I have camera class that hold her orientation via euler angles and position. Something like that:

float m_x;
float m_y;
float m_z;

Vector4 m_pos;

And i want to move this camera free over the space. When user move mouse up-down camera must rotate around x axis in her own coordinate system. But i want to hold only this three angles and position and nothing more.

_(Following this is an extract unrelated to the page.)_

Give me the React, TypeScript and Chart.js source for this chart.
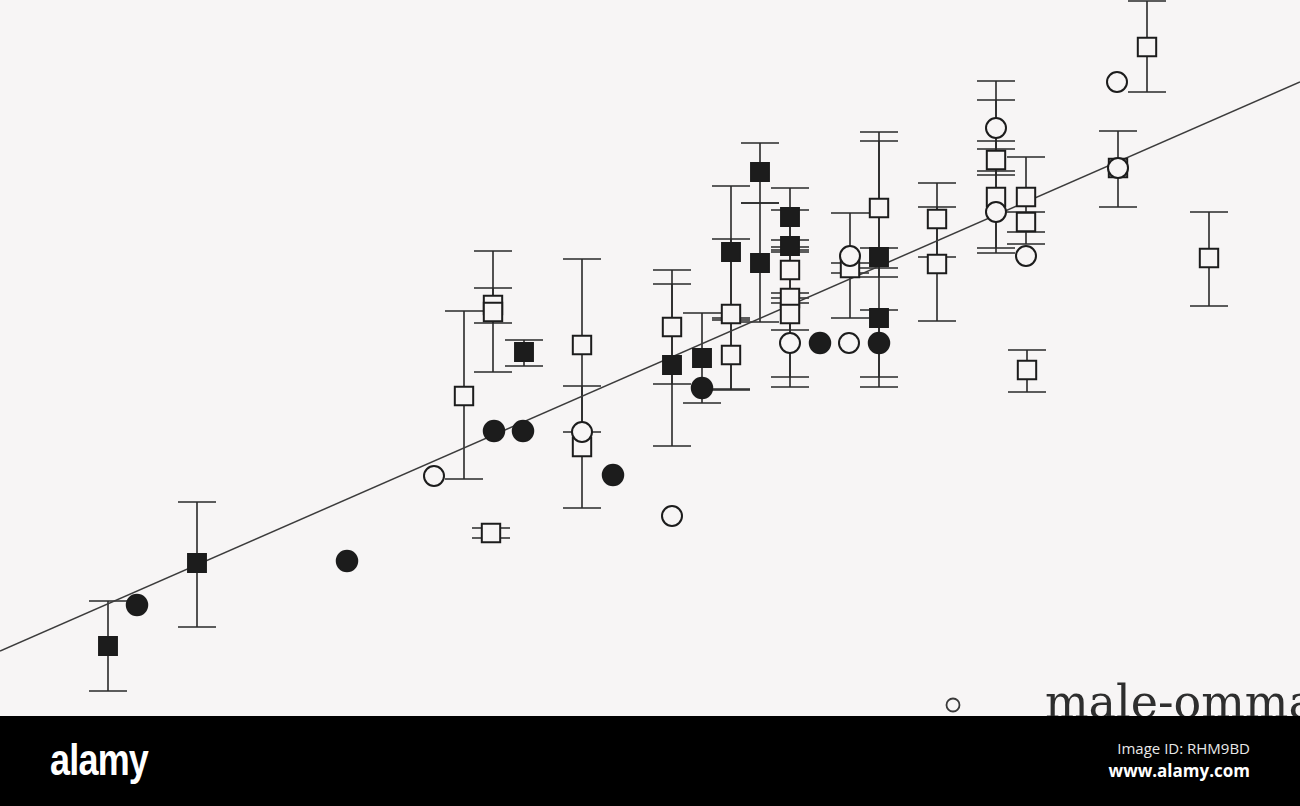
import React, { useEffect, useRef } from "react";
import { Chart, registerables } from "chart.js";

Chart.register(...registerables);

// ---- Data (arbitrary units) ----
// Filled squares
const filledSquareX = [10.8, 19.7, 52.4, 67.2, 70.2, 73.1, 76.0, 76.0, 79.0, 79.0, 87.9, 87.9];
const filledSquareY = [7.0, 15.3, 36.4, 35.1, 35.8, 46.4, 54.4, 45.3, 49.9, 47.0, 45.9, 39.8];
const filledSquareHigh = [11.5, 21.4, 37.6, 43.2, 40.3, 53.0, 57.3, 51.3, 52.8, 47.6, 46.8, 57.5];
const filledSquareLow = [2.5, 8.9, 35.0, 27.0, 31.3, 39.8, 51.3, 39.4, 46.9, 46.4, 44.8, 32.9];

// Open squares
const openSquareX = [46.4, 49.3, 49.3, 58.2, 58.2, 49.1, 67.2, 73.1, 73.1, 79.0, 79.0, 79.0, 85.0, 87.9, 93.7, 93.7, 99.6, 99.6, 102.6, 102.6, 102.7, 111.8, 114.7, 120.9];
const openSquareY = [32.0, 41.1, 40.4, 37.1, 26.9, 18.3, 38.9, 40.2, 36.1, 44.6, 41.8, 40.2, 44.8, 50.8, 49.7, 45.2, 55.6, 51.9, 51.9, 49.4, 34.6, 54.8, 66.9, 45.8];
const openSquareHigh = [40.5, 42.8, 46.5, 45.7, 33.0, 18.8, 44.6, 47.7, 39.6, 50.6, 42.3, 46.6, 45.3, 58.4, 53.3, 50.9, 56.7, 57.5, 55.9, 50.4, 36.6, 58.5, 71.5, 50.4];
const openSquareLow = [23.7, 39.3, 34.4, 28.4, 20.8, 17.8, 33.2, 32.7, 32.6, 38.6, 41.3, 33.9, 44.3, 43.9, 45.9, 39.5, 54.5, 46.3, 47.2, 48.4, 32.4, 50.9, 62.4, 41.0];

// Filled circles
const filledCircleX = [13.7, 34.7, 49.4, 52.3, 61.3, 70.2, 82.0, 87.9];
const filledCircleY = [11.1, 15.5, 28.5, 28.5, 24.1, 32.8, 37.3, 37.3];
const filledCircleHigh = [null, null, null, null, null, null, null, 40.6];
const filledCircleLow = [null, null, null, null, null, null, null, 33.9];

// Open circles
const openCircleX = [43.4, 58.2, 67.2, 79.0, 84.9, 85.0, 99.6, 99.6, 102.6, 111.8, 111.7];
const openCircleY = [24.0, 28.4, 20.0, 37.3, 37.3, 46.0, 58.8, 50.4, 46.0, 54.8, 63.4];
const openCircleHigh = [null, null, null, 41.8, null, 50.3, 63.5, 61.6, null, null, null];
const openCircleLow = [null, null, null, 32.9, null, 39.8, 54.1, 46.8, null, null, null];

// Regression line
const fitX = [0, 130];
const fitY = [6.5, 63.4];

const legendLabel = "male-ommatidia";

const PAPER = "#f7f5f5";
const INK = "#1c1c1c";

function toPoints(xs: number[], ys: number[]) {
  return xs.map((x, i) => ({ x, y: ys[i] }));
}

const errorBarPlugin = {
  id: "errorBars",
  beforeDatasetsDraw(chart: any) {
    const { ctx, scales } = chart;
    const xs = scales.x;
    const ys = scales.y;
    ctx.save();
    ctx.strokeStyle = "#2a2a2a";
    ctx.lineWidth = 1.6;
    chart.data.datasets.forEach((ds: any) => {
      if (!ds.errHigh) return;
      ds.data.forEach((p: any, i: number) => {
        const hi = ds.errHigh[i];
        const lo = ds.errLow[i];
        if (hi == null || lo == null) return;
        const px = xs.getPixelForValue(p.x);
        const pyHi = ys.getPixelForValue(hi);
        const pyLo = ys.getPixelForValue(lo);
        const cap = 19;
        ctx.beginPath();
        ctx.moveTo(px, pyHi);
        ctx.lineTo(px, pyLo);
        ctx.moveTo(px - cap, pyHi);
        ctx.lineTo(px + cap, pyHi);
        ctx.moveTo(px - cap, pyLo);
        ctx.lineTo(px + cap, pyLo);
        ctx.stroke();
      });
    });
    ctx.restore();
  },
  afterDraw(chart: any) {
    // legend marker (open circle)
    const { ctx } = chart;
    ctx.save();
    ctx.strokeStyle = "#3a3a3a";
    ctx.lineWidth = 1.8;
    ctx.beginPath();
    ctx.arc(953, 705, 6.5, 0, Math.PI * 2);
    ctx.stroke();
    ctx.restore();
  },
};

function ChartCanvas() {
  const ref = useRef<HTMLCanvasElement | null>(null);
  useEffect(() => {
    if (!ref.current) return;
    const chart = new Chart(ref.current, {
      type: "scatter",
      data: {
        datasets: [
          {
            type: "line",
            label: "fit",
            data: toPoints(fitX, fitY),
            borderColor: "#3c3c3c",
            borderWidth: 1.6,
            pointRadius: 0,
            fill: false,
            order: 10,
          } as any,
          {
            label: "filled squares",
            data: toPoints(filledSquareX, filledSquareY),
            errHigh: filledSquareHigh,
            errLow: filledSquareLow,
            pointStyle: "rect",
            pointRadius: 13,
            backgroundColor: INK,
            borderColor: INK,
            borderWidth: 1.5,
            order: 3,
          } as any,
          {
            label: "open squares",
            data: toPoints(openSquareX, openSquareY),
            errHigh: openSquareHigh,
            errLow: openSquareLow,
            pointStyle: "rect",
            pointRadius: 13,
            backgroundColor: PAPER,
            borderColor: INK,
            borderWidth: 2,
            order: 4,
          } as any,
          {
            label: "filled circles",
            data: toPoints(filledCircleX, filledCircleY),
            errHigh: filledCircleHigh,
            errLow: filledCircleLow,
            pointStyle: "circle",
            pointRadius: 10.5,
            backgroundColor: INK,
            borderColor: INK,
            borderWidth: 1.5,
            order: 2,
          } as any,
          {
            label: "open circles",
            data: toPoints(openCircleX, openCircleY),
            errHigh: openCircleHigh,
            errLow: openCircleLow,
            pointStyle: "circle",
            pointRadius: 10,
            backgroundColor: PAPER,
            borderColor: INK,
            borderWidth: 2,
            order: 1,
          } as any,
        ],
      },
      options: {
        animation: false,
        responsive: false,
        maintainAspectRatio: false,
        layout: { padding: 0, autoPadding: false },
        plugins: {
          legend: { display: false },
          tooltip: { enabled: false },
          title: { display: false },
        },
        elements: { line: { tension: 0 } },
        scales: {
          x: { type: "linear", min: 0, max: 130, display: false },
          y: { type: "linear", min: 0, max: 71.6, display: false },
        },
      } as any,
      plugins: [errorBarPlugin],
    });
    return () => chart.destroy();
  }, []);
  return (
    <canvas
      ref={ref}
      width={1300}
      height={716}
      style={{ position: "absolute", left: 0, top: 0, width: 1300, height: 716, display: "block" }}
    />
  );
}

export default function App() {
  return (
    <div
      style={{
        position: "fixed",
        left: 0,
        top: 0,
        width: 1300,
        height: 806,
        background: PAPER,
        overflow: "hidden",
      }}
    >
      <ChartCanvas />
      <div
        style={{
          position: "absolute",
          left: 1045,
          top: 679,
          fontFamily: "'DejaVu Serif', serif",
          fontSize: 46,
          lineHeight: "46px",
          color: "#2e2e2e",
          whiteSpace: "nowrap",
        }}
      >
        {legendLabel}
      </div>
      <div
        style={{
          position: "absolute",
          left: 0,
          top: 716,
          width: 1300,
          height: 90,
          background: "#000",
        }}
      >
        <div
          style={{
            position: "absolute",
            left: 50,
            top: 21,
            fontFamily: "'Liberation Sans', Arial, sans-serif",
            fontWeight: 700,
            fontSize: 45,
            lineHeight: "45px",
            letterSpacing: -1,
            color: "#fff",
            transform: "scaleX(0.8)",
            transformOrigin: "left top",
            whiteSpace: "nowrap",
          }}
        >
          alamy
        </div>
        <div
          style={{
            position: "absolute",
            right: 50,
            top: 25,
            fontFamily: "'Open Sans', sans-serif",
            fontSize: 15,
            lineHeight: "15px",
            color: "#e8e8e8",
            textAlign: "right",
            whiteSpace: "nowrap",
          }}
        >
          Image ID: RHM9BD
        </div>
        <div
          style={{
            position: "absolute",
            right: 50,
            top: 46,
            fontFamily: "'Open Sans', sans-serif",
            fontWeight: 700,
            fontSize: 17,
            lineHeight: "17px",
            color: "#fff",
            textAlign: "right",
            whiteSpace: "nowrap",
          }}
        >
          www.alamy.com
        </div>
      </div>
    </div>
  );
}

So algorithm looks like this:

  1. Find camera local system axis (u, v, n)
  2. Rotate around u axis on angle alpha
  3. Find angles around (1, 0, 0), (0, 1, 0), (0, 0, 1) that answer to rotation on angle alpha around u axis
  4. Add them to m_x, m_y, m_z

Question is: how can i calculate rotation angles in default coordinate system (i mean in (1, 0, 0), (0, 1, 0) and (0, 0, 1)) that answer to rotation angles in local camera coordinate system?

Description

Or may be better solution exists for this problem?

1
I'd highly suggest looking at quaternions, euler angles are rarely good for cameras, especially if you plan on rotating around all 3 axis.sradforth
thank you, i will, but anyway: how to calculate what i want? :)acrilige
It's a bit unclear what you actually want to do, is the camera her throughout the text? Besides that you're trying to do will net you a result which you most likely don't want, look up gimbal lock.Ylisar
Yes. I can rephrase my question: how to calculate rotation in one coordinate system that answer to rotation in another coordinate system?acrilige
Answering the concise question from your comment, you can transform rotations between coordinate systems by applying a suitable transformation matrix. This in turn can be computed form the euler angles, see Wikipedia.MvG

1 Answers

1
votes

I'm answering the concise question from your comment:

how to calculate rotation in one coordinate system that answer to rotation in another coordinate system?

You can transform rotations between coordinate systems by applying a suitable transformation matrix. This in turn can be computed form the euler angles, see the Wikipedia section on conversion formulae.

Depending on your application, you might or might not have to take translations into account as well. As I understand your question, you can concentrate on the rotation part of each transformation.